#### [Exercise material]

□ □ □ □ □ □ □

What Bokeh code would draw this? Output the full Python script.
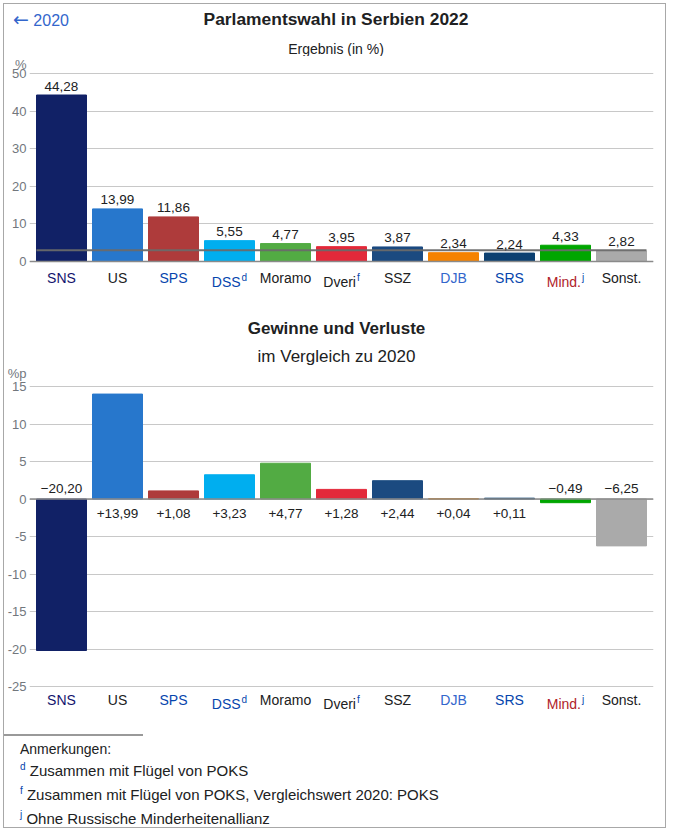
from bokeh.plotting import figure
from bokeh.models import ColumnDataSource, LabelSet, Span, FixedTicker, Div
from bokeh.layouts import column
from bokeh.core.properties import value
from bokeh.embed import file_html
from bokeh.resources import INLINE

# ---------------- data ----------------
parties = ["SNS", "US", "SPS", "DSS", "Moramo", "Dveri", "SSZ", "DJB", "SRS", "Mind.", "Sonst."]
party_notes = ["", "", "", "d", "", "f", "", "", "", "j", ""]
results_2022 = [44.28, 13.99, 11.86, 5.55, 4.77, 3.95, 3.87, 2.34, 2.24, 4.33, 2.82]
change_vs_2020 = [-20.20, 13.99, 1.08, 3.23, 4.77, 1.28, 2.44, 0.04, 0.11, -0.49, -6.25]
bar_colors = ["#112166", "#2777cc", "#ae3b3b", "#00aeef", "#52ab43", "#e3293a",
              "#1b4a80", "#f58200", "#0c4071", "#00a600", "#aaaaaa"]
name_colors = ["#14146e", "#202122", "#0645ad", "#0645ad", "#202122", "#202122",
               "#202122", "#3366cc", "#0645ad", "#b0222a", "#202122"]
threshold = 3
top_ticks = [0, 10, 20, 30, 40, 50]
bottom_ticks = [-25, -20, -15, -10, -5, 0, 5, 10, 15]
top_unit = "%"
bottom_unit = "%p"
back_arrow = "\u2190"
back_year = "2020"
title_top = "Parlamentswahl in Serbien 2022"
subtitle_top = "Ergebnis (in %)"
title_bottom = "Gewinne und Verluste"
subtitle_bottom = "im Vergleich zu 2020"
notes_heading = "Anmerkungen:"
footnote_marks = ["d", "f", "j"]
footnote_texts = ["Zusammen mit Flügel von POKS",
                  "Zusammen mit Flügel von POKS, Vergleichswert 2020: POKS",
                  "Ohne Russische Minderheitenallianz"]

FONT = "Liberation Sans"
GRID = "#c8c8c8"
TICKC = "#72777d"
TXT = "#202122"
LINK = "#0645ad"

# approx Arial advance widths (per 1000 em)
AW = {"S": 667, "N": 722, "U": 722, "P": 667, "D": 722, "M": 833, "o": 556, "r": 333,
      "a": 556, "m": 833, "v": 500, "e": 556, "i": 222, "Z": 611, "J": 500, "B": 667,
      "R": 722, "n": 556, "d": 556, ".": 278, "t": 278, "s": 500, "f": 278, "j": 222}


def tw(s, size):
    return sum(AW.get(c, 556) for c in s) / 1000.0 * size


def fmt(v):
    return f"{v:.2f}".replace(".", ",")


def fmt_signed(v):
    return ("+" if v >= 0 else "\u2212") + fmt(abs(v))


n = len(parties)
idx = list(range(n))
W = 661                      # content width inside the frame border
PPX = 56.0                   # pixels per category
BW = 50 / PPX
LEFT = 25                    # frame left inside figure
RIGHT = 12
FRAME_W = W - LEFT - RIGHT
X0 = -0.5 - 4 / PPX
XR = (X0, X0 + FRAME_W / PPX)


def px2x(fx):
    return X0 + (fx - LEFT) / PPX


def style_fig(p, ticks, unit, unit_pos):
    p.xaxis.visible = False
    p.xgrid.visible = False
    p.outline_line_color = None
    p.yaxis.ticker = FixedTicker(ticks=ticks + [unit_pos])
    over = {t: str(t) for t in ticks}
    over[unit_pos] = unit
    p.yaxis.major_label_overrides = over
    p.yaxis.axis_line_color = None
    p.yaxis.major_tick_line_color = None
    p.yaxis.minor_tick_line_color = None
    p.yaxis.major_tick_out = 0
    p.yaxis.major_tick_in = 0
    p.yaxis.minor_tick_out = 0
    p.yaxis.minor_tick_in = 0
    p.yaxis.major_label_text_font = FONT
    p.yaxis.major_label_text_font_size = "13px"
    p.yaxis.major_label_text_color = TICKC
    p.yaxis.major_label_standoff = 3
    p.ygrid.grid_line_color = GRID
    p.ygrid.ticker = FixedTicker(ticks=ticks)
    p.background_fill_color = "white"
    p.border_fill_color = "white"


def add_names(p, ymap, base_page_y):
    size = 14.0
    ssize = 10.0
    gap = 1.0
    main = dict(x=[], y=[], off=[], text=[], color=[])
    sups = dict(x=[], y=[], off=[], text=[])
    for i, (name, note) in enumerate(zip(parties, party_notes)):
        wm = tw(name, size)
        ws = tw(note, ssize) + gap if note else 0
        total = wm + ws
        main["x"].append(i)
        main["off"].append(-total / 2)
        main["y"].append(ymap(base_page_y + (4.5 if note else 0)))
        main["text"].append(name)
        main["color"].append(name_colors[i])
        if note:
            sups["x"].append(i)
            sups["off"].append(-total / 2 + wm + gap)
            sups["y"].append(ymap(base_page_y))
            sups["text"].append(note)
    p.text(x="x", y="y", text="text", x_offset="off", source=ColumnDataSource(main),
           text_align="left", text_baseline="middle", text_font=value(FONT),
           text_font_size=value(f"{size}px"), text_color="color")
    p.text(x="x", y="y", text="text", x_offset="off", source=ColumnDataSource(sups),
           text_align="left", text_baseline="middle", text_font=value(FONT),
           text_font_size=value(f"{ssize}px"), text_color=LINK)


# ---------------- header (HTML) ----------------
H0 = 52
header = Div(margin=0, width=W, height=H0, text=(
    f'<div style="position:relative;width:{W}px;height:{H0}px;overflow:hidden;'
    f"font-family:'{FONT}',Arial,sans-serif;color:{TXT};\">"
    f'<div style="position:absolute;left:9px;top:6px;font-size:16px;line-height:19px;'
    f'color:#3366cc;white-space:nowrap;">'
    f"<span style=\"font-family:'DejaVu Sans';font-size:19px;\">{back_arrow}</span> {back_year}</div>"
    f'<div style="position:absolute;left:32px;width:600px;top:5px;text-align:center;'
    f'font-size:17.4px;font-weight:bold;line-height:20px;white-space:nowrap;">{title_top}</div>'
    f'<div style="position:absolute;left:32px;width:600px;top:38px;text-align:center;'
    f'font-size:14px;line-height:14px;white-space:nowrap;">{subtitle_top}</div>'
    '</div>'))

# ---------------- top chart ----------------
TOP_PAGE = 4 + H0            # page y of the figure's top edge
H1 = 300 - TOP_PAGE
PPU1 = 3.76
ZERO1 = 261 - TOP_PAGE       # figure y of value 0


def y1(page_y):
    return (ZERO1 - (page_y - TOP_PAGE)) / PPU1


p1 = figure(width=W, height=H1, x_range=XR, y_range=(-(H1 - ZERO1) / PPU1, ZERO1 / PPU1),
            output_backend="svg", toolbar_location=None, min_border_left=LEFT,
            min_border_right=RIGHT, min_border_top=0, min_border_bottom=0)
style_fig(p1, top_ticks, top_unit, 53)
src1 = ColumnDataSource(dict(x=idx, top=results_2022, color=bar_colors,
                             text=[fmt(v) for v in results_2022]))
p1.vbar(x="x", top="top", bottom=0, width=BW, color="color", source=src1)
p1.line(x=[idx[0] - BW / 2, idx[-1] + BW / 2], y=[threshold, threshold],
        line_color="#6a6a6a", line_width=2, line_alpha=0.95)
p1.add_layout(Span(location=0, dimension="width", line_color="#8a8a8a", line_width=1.5))
p1.add_layout(LabelSet(x="x", y="top", text="text", source=src1, y_offset=9,
                       text_align="center", text_baseline="middle", text_font=value(FONT),
                       text_font_size=value("13.5px"), text_color=TXT))
add_names(p1, y1, 277)

# ---------------- bottom chart ----------------
BOT_PAGE = 300
H2 = 425
PPU2 = 7.5
ZERO2 = 498.5 - BOT_PAGE


def y2(page_y):
    return (ZERO2 - (page_y - BOT_PAGE)) / PPU2


p2 = figure(width=W, height=H2, x_range=XR, y_range=(-(H2 - ZERO2) / PPU2, ZERO2 / PPU2),
            output_backend="svg", toolbar_location=None, min_border_left=LEFT,
            min_border_right=RIGHT, min_border_top=0, min_border_bottom=0)
style_fig(p2, bottom_ticks, bottom_unit, 16.75)
src2 = ColumnDataSource(dict(x=idx, top=change_vs_2020, color=bar_colors,
                             text=[fmt_signed(v) for v in change_vs_2020],
                             yoff=[-14 if v >= 0 else 10.5 for v in change_vs_2020],
                             zero=[0] * n))
p2.vbar(x="x", top="top", bottom=0, width=BW, color="color", source=src2)
p2.add_layout(Span(location=0, dimension="width", line_color="#8a8a8a", line_width=1.5))
p2.add_layout(LabelSet(x="x", y="zero", text="text", source=src2, y_offset="yoff",
                       text_align="center", text_baseline="middle", text_font=value(FONT),
                       text_font_size=value("13.5px"), text_color=TXT))
add_names(p2, y2, 699)
cx = px2x(336 - 4)
p2.text(x=[cx], y=[y2(327.5)], text=[title_bottom], text_align="center",
        text_baseline="middle", text_font=value(FONT), text_font_size=value("17px"),
        text_font_style="bold", text_color=TXT)
p2.text(x=[cx], y=[y2(356)], text=[subtitle_bottom], text_align="center",
        text_baseline="middle", text_font=value(FONT), text_font_size=value("17px"),
        text_color=TXT)

# ---------------- notes ----------------
H3 = 102
parts = [f'<div style="position:relative;width:{W}px;height:{H3}px;overflow:hidden;'
         f"font-family:'{FONT}',Arial,sans-serif;color:{TXT};\">",
         '<div style="position:absolute;left:0;top:9px;width:139px;height:2px;background:#999;"></div>',
         f'<div style="position:absolute;left:16px;top:16px;font-size:14px;line-height:16px;'
         f'white-space:nowrap;">{notes_heading}</div>']
for k, (m, t) in enumerate(zip(footnote_marks, footnote_texts)):
    top = 37 + 24 * k
    parts.append(f'<div style="position:absolute;left:16px;top:{top}px;font-size:15px;'
                 f'line-height:18px;white-space:nowrap;">'
                 f'<span style="font-size:10px;position:relative;top:-6px;color:{LINK};">{m}</span> {t}</div>')
parts.append('</div>')
notes = Div(text="".join(parts), width=W, height=H3, margin=0)

layout = column(header, p1, p2, notes,
                styles={"border": "1px solid #a8a8a8", "margin-left": "3px", "margin-top": "3px"})

open("out.html", "w").write(file_html(layout, INLINE))
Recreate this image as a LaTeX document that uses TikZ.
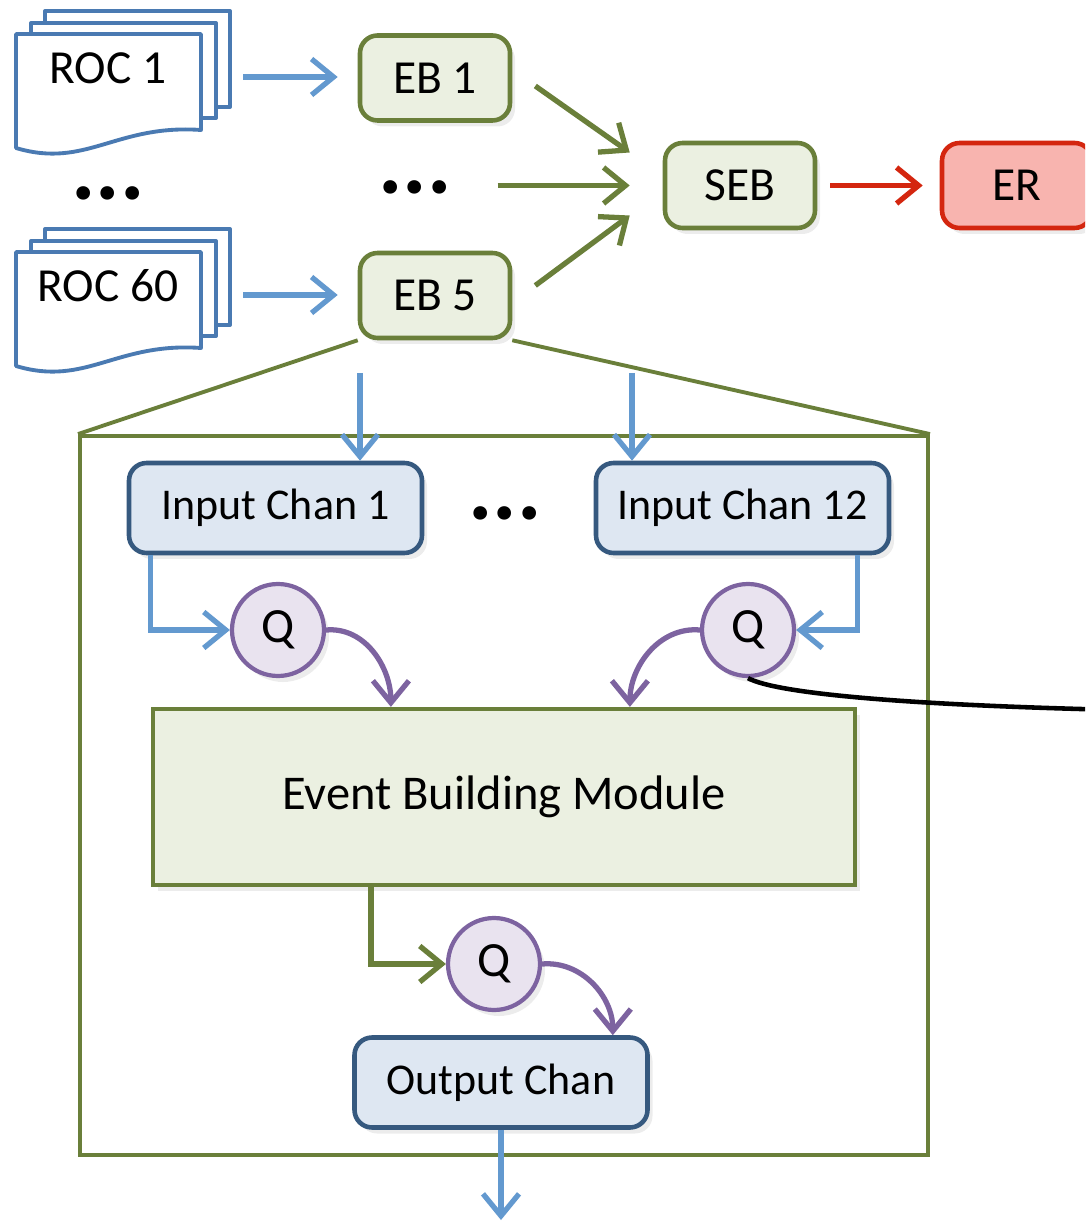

□ □ □ □ □ □ □

#### [Directive]
Locate and copy each line in the data above that includes the word "this".

#### [Solved exercise]
What Bokeh code would draw this? Output the full Python script.
Recreate this image as a LaTeX document that uses TikZ.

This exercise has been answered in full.